We met halfway through the week - Both the hardware and software were lagging behind where they should have been at that point. Keita was amazing as always - He had built the frame for the controller and created an actual Mario Ball by pasting colored strips to create a Mario on the magnetic ball (Thanks Lauren for the photo!).





That night me and Kaho just worked through the whole night trying to finish as much as possible. We made really good progress but we still weren't ready to put things together. The whole time I wasn't stressing myself out and tried to stay as calm as possible. I also told myself that Babycastles always manages to pull off these things - So I had nothing to worry! (It was half true at the end :). So here is the picture of the amazing circuitry that Kaho put together that night. I think she called it a unicorn barf or something like that.



The next day we had to shift to the MAD and this is where things started going wrong. We weren't allowed to stay late the day before we had to set the whole thing up! So on the opening day(Friday) we just had a few hours to get the whole thing ready. Kaho was also getting very busy dividing her time between all the projects she had to get working. This was a very tense day and unfortunately we weren't able to get Mario Ball ready that night.

On Saturday we finally got the game and the controller talking with each other. It was a magical moment. I never thought we would ever get to this stage given the craziness that was the whole project :) It had few kinks including a bug in the Arduino code which made it print lots of useless values in between the actual useful ones. A few hours later and few critical bug fixes later we had something close to playable - There were some issues with Mario appearing to teleport when the ball moved too quickly - but the game was definitely playable. And so by Saturday afternoon Mario Ball was ready to go! We spent some time getting the actual hardware for it setup and the game was finally ready to be put up.
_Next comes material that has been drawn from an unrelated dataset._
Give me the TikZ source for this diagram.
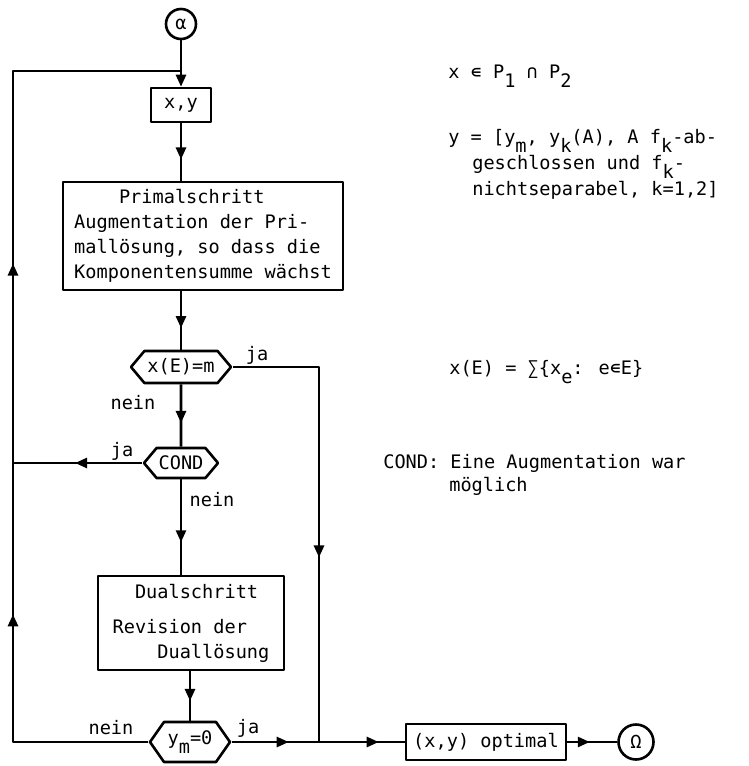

I haven't talked much about Keita and probably mention here just a bit. He is a person of few but precise words and I would like to keep this section the same way. He is an amazing combination of a nice guy and a person who pushes you to the limit. He wasn't there to just have fun - But actually do something great. Good enough was not good enough - perfection was the only end point. In the end I didn't do everything that he asked for - but the game definitely ended up much better than if we had just aimed for something good enough. The couple of things I took out of this whole experience was to aim high and always keep improving.
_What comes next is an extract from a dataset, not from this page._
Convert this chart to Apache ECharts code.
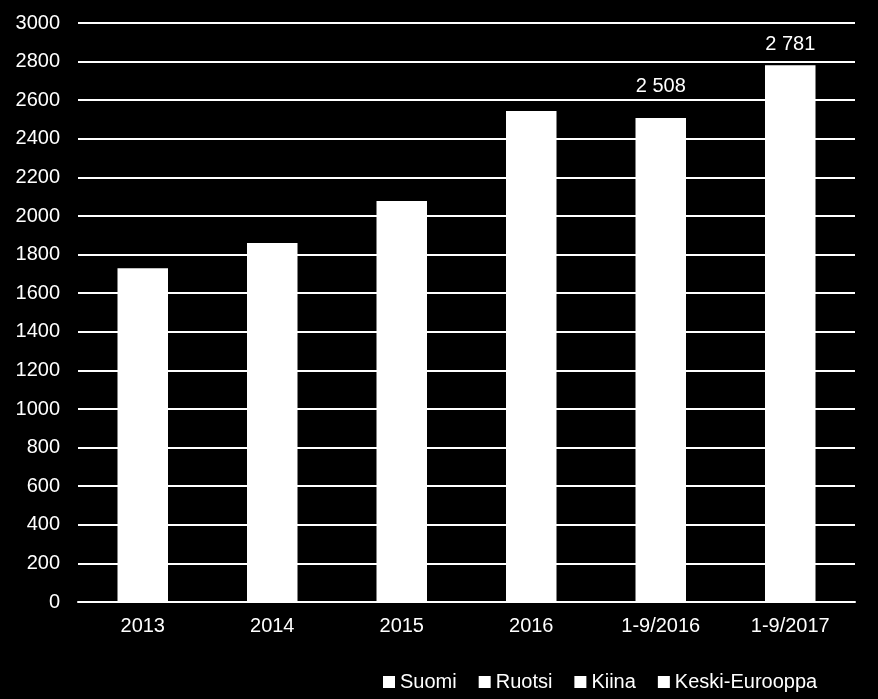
<!DOCTYPE html>
<html>
<head>
<meta charset="utf-8">
<script src="https://cdn.jsdelivr.net/npm/echarts@6/dist/echarts.min.js"></script>
<style>
html,body{margin:0;padding:0;background:#000;}
#c{width:878px;height:699px;}
</style>
</head>
<body>
<div id="c"></div>
<script>
var categories = ['2013', '2014', '2015', '2016', '1-9/2016', '1-9/2017'];
var totals = [1729, 1860, 2078, 2544, 2508, 2781];
var seriesNames = ['Suomi', 'Ruotsi', 'Kiina', 'Keski-Eurooppa'];
var labelledTotals = [null, null, null, null, '2 508', '2 781'];
var labelDistances = [0, 0, 0, 0, 21, 11];

var font = 'Liberation Sans, Arial, sans-serif';
var chart = echarts.init(document.getElementById('c'), null, {renderer: 'canvas'});

var totalData = totals.map(function (v, i) {
  var item = {value: v};
  if (labelledTotals[i]) {
    item.label = {show: true, position: 'top', distance: labelDistances[i], formatter: labelledTotals[i]};
  }
  return item;
});

var series = seriesNames.map(function (name, idx) {
  return {
    name: name,
    type: 'bar',
    stack: 'total',
    barWidth: '39%',
    itemStyle: {color: '#ffffff'},
    label: {show: false, color: '#ffffff', fontFamily: font, fontSize: 20},
    data: idx === 0 ? totalData : categories.map(function () { return 0; })
  };
});

chart.setOption({
  backgroundColor: '#000000',
  animation: false,
  grid: {left: 78, right: 23, top: 23, bottom: 97},
  legend: {
    data: seriesNames,
    left: 383,
    top: 672,
    padding: 0,
    icon: 'rect',
    itemWidth: 12,
    itemHeight: 12,
    itemGap: 22,
    textStyle: {color: '#ffffff', fontFamily: font, fontSize: 20}
  },
  xAxis: {
    type: 'category',
    data: categories,
    axisLine: {show: true, lineStyle: {color: '#ffffff', width: 2}},
    axisTick: {show: false},
    axisLabel: {color: '#ffffff', fontFamily: font, fontSize: 20, margin: 14}
  },
  yAxis: {
    type: 'value',
    min: 0,
    max: 3000,
    interval: 200,
    axisLine: {show: false},
    axisTick: {show: false},
    axisLabel: {color: '#ffffff', fontFamily: font, fontSize: 20, margin: 18,
      formatter: function (v) { return String(v); }},
    splitLine: {lineStyle: {color: '#ffffff', width: 2}}
  },
  series: series
});
</script>
</body>
</html>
Even though we were almost a day late I was very happy to have Mario Ball running for more than half of the summit. I think most people had lots of fun playing the game. There were some who said it was too experimental - but I thought that was part of what we were trying to do. Kaho had done an amazing job with the hardware - It worked without anything breaking for most of the summit (It briefly broke down on Sunday evening - but it was just someone had yanked on the controller so hard that the USB cable connected to the Arduino had come off. The crazy wiring just kept working the whole while).
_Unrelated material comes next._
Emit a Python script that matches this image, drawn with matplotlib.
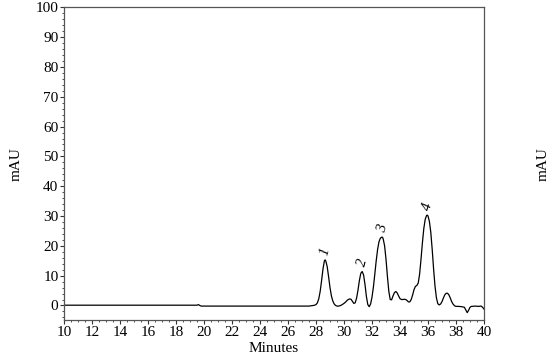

So here it is - A picture of couple of people playing Mario Ball in the jungle themed arcade section of the Summit (The jungle theme was an amazing achievement of its own. Somebody needs to write about that). This should give an idea of the size of the controller and how it would take two people to use it. There are so many details in the controller I can't capture here. Keita added the fur like exterior and window handles(which reminded Keita of his Grandmother's house?) on the side so that you can easily hold and play.




Here is a video of people playing it at the Summit. I am sort of happy that I was able to capture the experience of the two players actually co-ordinating with each other to play the game.


I have no good words to end this post. Maybe that this is just the beginning. We will keep improving. You will see a better Mario Ball in the future!!